To the Igbo, Awolowo will always remain a toad (Awo) who is popping spicy champagne in the deepest depths of hell with Ekwensu(Satan). People need to deal with that and stop trying to force their views on others. Trying to convince the Igbo to see him as the Angel Gabriel with  white wings is more difficult than converting Osama Bin Laden to a Bible wielding-Jesus professing  pentecostal pastor.

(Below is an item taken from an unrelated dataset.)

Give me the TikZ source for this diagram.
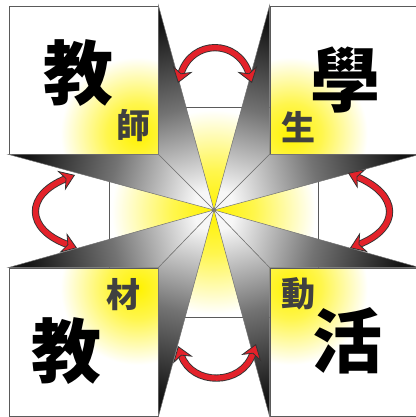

He's a hero to some and the vilest villain to others. I don't see the big deal here.
Re: Chief Obafemi Awolowo: National Hero Or Villain? by udezue(m): 3:15am On Jan 01, 2009
lol Nna Osisi,

Some years ago I was reading some article and Igbos were mentioned as one of the few groups of ppl out there who recovered so quick after major genocides and defeat in a war.
Too proud of my people abeg. Bleep what any idiot got to say. I also noticed that the least anti Igbo groups / states in the East are doing a whole lot better than the ones who still remain bitter and hateful and they are the ones still poor, lazy and loud. If you can't beat us join. Rather than try to kill all us off just learn from Igbos or better find that talent in you and use it to uplift your people instead of hating and betraying Igbos/East and thinking that will you will be rewarded by the North.
Re: Chief Obafemi Awolowo: National Hero Or Villain? by IGWEUSA(m): 11:12am On Jan 01, 2009
*osisi*:




Mr Negro nts,get your facts right before telling blatant lies on the internet and sound like a big fool.
My family lives all over northern Nigeria.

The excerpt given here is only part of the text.